There were exceptions to this standard within the camp system of IG Farben. Lager IV: Dorfrand became the Auschwitz III Monowitz camp and therefore was equal to the conditions at Birkenau and other sub-camps. Lager VI became the British POW camp and more heavily guarded.
If we consider the 10 werk kamps, over 45 sub camps and the 3 Auschwitz main administrative centers, there were around 58 individual camps of Auschwitz that housed prisoners. Following the establishment of the Auschwitz Museum in 1947 and the subsequent ordering of the protected zones, many buildings connected to Auschwitz that fell outside of these borders have gradually disappeared over the years. In the 1960s, several wooden barracks of the British POW camp, Pulverturm were still present at its north perimeter. Occasionally, tourists who managed to enter Poland from America, Canada and the UK could be seen taking photos. Yet today, the only remaining wooden barracks of IG Farben can be located in the Monowitz area, however non resemble their original design after decades of change, contrary to popular belief.
Post war photos documenting the useage and eventual destruction of these workspaces are extremely rare. In some cases, we simply haven't been able to find any. So when an album documenting a large scale building phase on the exact site of a former camp comes to light, we consider this an incredible find of extreme historical importance. This was recently the case with the IG Farben Werk Kamp Lager VII: Angestellten Wohnlager. The site today is better known as the Oświęcim ice rink. Built in the early 1960s over a large area of land, the project led to the destruction of several barracks on the site (many barracks were actually destroyed in a USAAF bombing raid and were never rebuilt). Those that remained were converted for other purposes, either as housing, storage or work spaces. The construction album seemingly documents the earliest stages of development in the early 1960s through to the final completion in 1964. In several photos, former barracks can be seen in the background giving us an insight into their post war uses as well as architectural changes. We are also given an insight into how the infrastructure was changing the landscape less than two decades following the conclusion of WW2. A new road was built that split the camp boundaries in two, thus temporarily preserving 5 barracks on the west perimeter. The area became woodland and through the following decades, only their foundations remain today. This historically important album was donated to Mirosław Ganobis, a resident and somewhat local celebrity in Oświęcim. Ganobis has become an incredibly important cog in the wheel of preserving artifacts, photos and other obscure items from the occupation of Oświęcim and the decades that followed. Every item and photo that has been collected is made freely available for people to see, and it could be argued that this unique approach of sharing has led to many people donating such collections instead of hoarding them or even looking to sell to private collectors.
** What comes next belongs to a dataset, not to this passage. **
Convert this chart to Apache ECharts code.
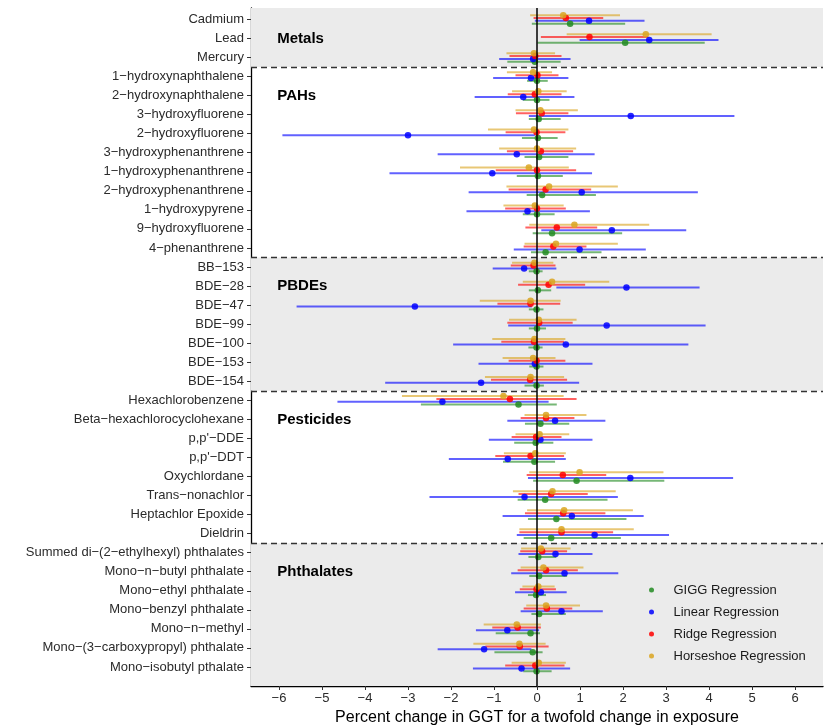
<!DOCTYPE html>
<html>
<head>
<meta charset="utf-8">
<title>Percent change in GGT</title>
<script src="https://cdn.jsdelivr.net/npm/echarts@6/dist/echarts.min.js"></script>
<style>
  html, body { margin: 0; padding: 0; background: #fff; }
  #chart { width: 830px; height: 727px; }
</style>
</head>
<body>
<div id="chart"></div>
<script>
// exposures, top to bottom
const exposures = [
  'Cadmium', 'Lead', 'Mercury',
  '1\u2212hydroxynaphthalene', '2\u2212hydroxynaphthalene', '3\u2212hydroxyfluorene',
  '2\u2212hydroxyfluorene', '3\u2212hydroxyphenanthrene', '1\u2212hydroxyphenanthrene',
  '2\u2212hydroxyphenanthrene', '1\u2212hydroxypyrene', '9\u2212hydroxyfluorene', '4\u2212phenanthrene',
  'BB\u2212153', 'BDE\u221228', 'BDE\u221247', 'BDE\u221299', 'BDE\u2212100', 'BDE\u2212153', 'BDE\u2212154',
  'Hexachlorobenzene', 'Beta\u2212hexachlorocyclohexane', "p,p'\u2212DDE", "p,p'\u2212DDT",
  'Oxychlordane', 'Trans\u2212nonachlor', 'Heptachlor Epoxide', 'Dieldrin',
  'Summed di\u2212(2\u2212ethylhexyl) phthalates', 'Mono\u2212n\u2212butyl phthalate',
  'Mono\u2212ethyl phthalate', 'Mono\u2212benzyl phthalate', 'Mono\u2212n\u2212methyl',
  'Mono\u2212(3\u2212carboxypropyl) phthalate', 'Mono\u2212isobutyl pthalate'
];

const groupNames = ['Metals', 'PAHs', 'PBDEs', 'Pesticides', 'Phthalates'];
const groupStart = [0, 3, 13, 20, 28];
const groupEnd = [2, 12, 19, 27, 34];
const groupShaded = [true, false, true, false, true];

const xTicks = [-6, -5, -4, -3, -2, -1, 0, 1, 2, 3, 4, 5, 6];

// GIGG Regression
const giggEst = [0.77, 2.05, -0.05, 0.00, 0.00, 0.04, 0.02, 0.05, 0.02, 0.12, 0.00, 0.35, 0.20,
  -0.01, 0.02, -0.01, 0.00, -0.01, -0.01, -0.01,
  -0.43, 0.08, -0.03, -0.06, 0.92, 0.19, 0.45, 0.33,
  0.03, 0.05, -0.02, 0.05, -0.15, -0.10, -0.01];
const giggLo = [-0.12, 0.01, -0.69, -0.23, -0.33, -0.19, -0.35, -0.29, -0.47, -0.24, -0.33, -0.10, -0.14,
  -0.19, -0.19, -0.19, -0.19, -0.20, -0.18, -0.29,
  -2.70, -0.28, -0.53, -0.79, -0.09, -0.45, -0.21, -0.31,
  -0.20, -0.18, -0.21, -0.13, -0.96, -0.99, -0.32];
const giggHi = [2.05, 3.90, 0.55, 0.25, 0.29, 0.55, 0.48, 0.73, 0.60, 1.37, 0.41, 1.98, 1.50,
  0.13, 0.33, 0.15, 0.21, 0.13, 0.15, 0.16,
  0.46, 0.75, 0.38, 0.42, 2.96, 1.64, 2.08, 1.95,
  0.45, 0.70, 0.21, 0.67, 0.07, 0.13, 0.34];

// Linear Regression
const linearEst = [1.21, 2.61, -0.09, -0.14, -0.32, 2.18, -3.00, -0.47, -1.04, 1.04, -0.22, 1.74, 0.99,
  -0.30, 2.08, -2.84, 1.62, 0.67, -0.05, -1.30,
  -2.20, 0.42, 0.08, -0.68, 2.17, -0.29, 0.81, 1.34,
  0.43, 0.64, 0.09, 0.57, -0.69, -1.23, -0.36];
const linearLo = [-0.05, 0.99, -0.88, -1.02, -1.45, -0.19, -5.92, -2.31, -3.43, -1.59, -1.64, 0.10, -0.54,
  -1.03, 0.45, -5.59, -0.67, -1.95, -1.36, -3.53,
  -4.64, -0.69, -1.12, -2.05, -0.21, -2.50, -0.80, -0.47,
  -0.43, -0.60, -0.51, -0.38, -1.42, -2.31, -1.49];
const linearHi = [2.50, 4.22, 0.78, 0.73, 0.87, 4.59, -0.05, 1.34, 1.28, 3.74, 1.23, 3.47, 2.53,
  0.45, 3.78, -0.12, 3.92, 3.52, 1.29, 0.98,
  0.27, 1.59, 1.29, 0.67, 4.56, 1.88, 2.48, 3.07,
  1.29, 1.89, 0.69, 1.53, 0.05, -0.13, 0.77];

// Ridge Regression
const ridgeEst = [0.67, 1.22, -0.04, 0.01, -0.05, 0.11, -0.01, 0.09, 0.00, 0.20, 0.00, 0.46, 0.38,
  -0.08, 0.27, -0.15, 0.05, -0.07, -0.01, -0.16,
  -0.63, 0.21, -0.02, -0.15, 0.60, 0.33, 0.61, 0.57,
  0.12, 0.21, -0.01, 0.23, -0.45, -0.40, -0.04];
const ridgeLo = [-0.08, 0.09, -0.64, -0.50, -0.68, -0.49, -0.73, -0.70, -0.96, -0.66, -0.74, -0.27, -0.31,
  -0.61, -0.44, -0.92, -0.69, -0.83, -0.66, -1.07,
  -2.34, -0.38, -0.59, -0.97, -0.24, -0.43, -0.28, -0.41,
  -0.39, -0.45, -0.40, -0.31, -1.04, -1.20, -0.74];
const ridgeHi = [1.54, 2.59, 0.57, 0.50, 0.57, 0.73, 0.66, 0.84, 0.91, 1.26, 0.67, 1.40, 1.15,
  0.43, 1.12, 0.54, 0.83, 0.63, 0.66, 0.70,
  0.92, 0.87, 0.57, 0.63, 1.61, 1.18, 1.59, 1.77,
  0.70, 0.95, 0.44, 0.82, 0.09, 0.27, 0.64];

// Horseshoe Regression
const horseshoeEst = [0.61, 2.53, -0.07, -0.09, 0.03, 0.08, -0.07, 0.00, -0.19, 0.28, -0.05, 0.87, 0.44,
  -0.06, 0.35, -0.15, 0.04, -0.06, -0.09, -0.15,
  -0.78, 0.21, 0.06, -0.04, 0.99, 0.36, 0.63, 0.57,
  0.09, 0.15, 0.03, 0.21, -0.47, -0.41, 0.04];
const horseshoeLo = [-0.16, 0.69, -0.71, -0.70, -0.58, -0.50, -1.14, -0.88, -1.79, -0.71, -0.78, -0.18, -0.29,
  -0.58, -0.33, -1.33, -0.65, -1.04, -0.80, -1.21,
  -3.14, -0.29, -0.50, -0.77, -0.18, -0.56, -0.23, -0.41,
  -0.37, -0.38, -0.34, -0.25, -1.24, -1.48, -0.59];
const horseshoeHi = [1.93, 4.06, 0.42, 0.35, 0.69, 0.95, 0.73, 0.91, 0.74, 1.88, 0.62, 2.61, 1.88,
  0.38, 1.68, 0.55, 0.92, 0.66, 0.43, 0.63,
  0.62, 1.15, 0.75, 0.67, 2.94, 1.83, 2.23, 2.25,
  0.78, 1.08, 0.41, 1.00, 0.09, 0.20, 0.67];

const FONT = '"Liberation Sans", Arial, Helvetica, sans-serif';
const X_MIN = -6.65, X_MAX = 6.65;
const Y_MIN = -0.6, Y_MAX = 35;

const methods = [
  { name: 'GIGG Regression', color: '#228B22', est: giggEst, lo: giggLo, hi: giggHi, offset: 0.225 },
  { name: 'Linear Regression', color: '#0000FF', est: linearEst, lo: linearLo, hi: linearHi, offset: 0.075 },
  { name: 'Ridge Regression', color: '#FF0000', est: ridgeEst, lo: ridgeLo, hi: ridgeHi, offset: -0.075 },
  { name: 'Horseshoe Regression', color: '#DAA520', est: horseshoeEst, lo: horseshoeLo, hi: horseshoeHi, offset: -0.225 }
];

function ciSeries(m) {
  return {
    name: m.name,
    type: 'custom',
    z: 3,
    silent: true,
    data: m.lo.map((lo, i) => [lo, m.hi[i], i + m.offset]),
    encode: { x: [0, 1], y: 2 },
    renderItem: function (params, api) {
      const a = api.coord([api.value(0), api.value(2)]);
      const b = api.coord([api.value(1), api.value(2)]);
      return {
        type: 'line',
        shape: { x1: a[0], y1: a[1], x2: b[0], y2: b[1] },
        style: { stroke: m.color, lineWidth: 2, opacity: 0.62 }
      };
    }
  };
}

function pointSeries(m) {
  return {
    name: m.name,
    type: 'scatter',
    z: 4,
    silent: true,
    symbol: 'circle',
    symbolSize: 6.5,
    itemStyle: { color: m.color, opacity: 0.85 },
    data: m.est.map((v, i) => [v, i + m.offset])
  };
}

// shaded bands, group dividers and the zero line
const bands = [];
groupNames.forEach((g, i) => {
  if (!groupShaded[i]) return;
  const lower = groupStart[i] === 0 ? Y_MIN : groupStart[i] - 0.5;
  const upper = groupEnd[i] === exposures.length - 1 ? Y_MAX : groupEnd[i] + 0.5;
  bands.push([{ yAxis: lower }, { yAxis: upper }]);
});
const dividers = groupEnd.slice(0, -1).map(e => ({
  yAxis: e + 0.5,
  lineStyle: { color: '#333', width: 1.3, type: [6, 4] }
}));
dividers.push({ xAxis: 0, lineStyle: { color: '#000', width: 1.5, type: 'solid' } });

const groupSeries = {
  type: 'custom',
  z: 1,
  silent: true,
  data: groupStart.map(s => [-6.04, s + 1]),
  encode: { x: 0, y: 1 },
  renderItem: function (params, api) {
    const p = api.coord([api.value(0), api.value(1)]);
    return {
      type: 'text',
      x: p[0],
      y: p[1],
      style: {
        text: groupNames[params.dataIndex],
        fill: '#000',
        font: 'bold 15px ' + FONT,
        align: 'left',
        verticalAlign: 'middle'
      }
    };
  },
  markArea: {
    silent: true,
    itemStyle: { color: '#EBEBEB' },
    data: bands
  },
  markLine: {
    silent: true,
    symbol: ['none', 'none'],
    label: { show: false },
    data: dividers
  }
};

const series = [groupSeries];
methods.forEach(m => series.push(pointSeries(m)));
methods.forEach(m => series.push(ciSeries(m)));

const chart = echarts.init(document.getElementById('chart'));
chart.setOption({
  animation: false,
  backgroundColor: '#fff',
  grid: { left: 251, right: 7, top: 8, bottom: 41, outerBoundsMode: 'none', containLabel: false },
  legend: {
    orient: 'vertical',
    left: 644,
    top: 577,
    itemWidth: 34,
    itemHeight: 5,
    itemGap: 6,
    selectedMode: false,
    textStyle: { fontFamily: FONT, fontSize: 13, color: '#1a1a1a', lineHeight: 16 },
    data: methods.map(m => ({ name: m.name, icon: 'circle', itemStyle: { color: m.color } }))
  },
  xAxis: {
    type: 'value',
    min: X_MIN,
    max: X_MAX,
    name: 'Percent change in GGT for a twofold change in exposure',
    nameLocation: 'middle',
    nameGap: 18,
    nameTextStyle: { fontFamily: FONT, fontSize: 16, color: '#000' },
    axisLine: { show: true, onZero: false, lineStyle: { color: '#000', width: 1.3 } },
    axisTick: { show: true, length: 4, customValues: xTicks, lineStyle: { color: '#333' } },
    axisLabel: {
      customValues: xTicks,
      margin: 6,
      fontFamily: FONT,
      fontSize: 13,
      color: '#2b2b2b',
      formatter: v => String(v).replace('-', '\u2212')
    },
    splitLine: { show: false }
  },
  yAxis: {
    type: 'value',
    inverse: true,
    min: Y_MIN,
    max: Y_MAX,
    axisLine: { show: true, onZero: false, lineStyle: { color: '#000', width: 1.3 } },
    axisTick: { show: true, length: 4, customValues: exposures.map((_, i) => i), lineStyle: { color: '#333' } },
    axisLabel: {
      customValues: exposures.map((_, i) => i),
      margin: 7,
      fontFamily: FONT,
      fontSize: 13,
      color: '#2b2b2b',
      formatter: v => exposures[Math.round(v)]
    },
    splitLine: { show: false }
  },
  series: series
});
</script>
</body>
</html>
21st century photos continue to be equally important. Over the last 10 years, the Auschwitz Study Group have been fortunate enough to document several important buildings attached to the werk kamps, not least several large brick watchtowers and the only latrine outside of Birkenau to still exist (this was at the site of Pulverturm). Unfortunately, in 2014 an area rejuvenation project, the largest industrial development since 1942 led to the destruction of these relics.
As the landscape continues to change, it becomes increasingly more urgent to save what we can from this period. We support the work and passion of people like Mirosław and continue to urge people to donate anything they may not have previously considered essential historical documentation.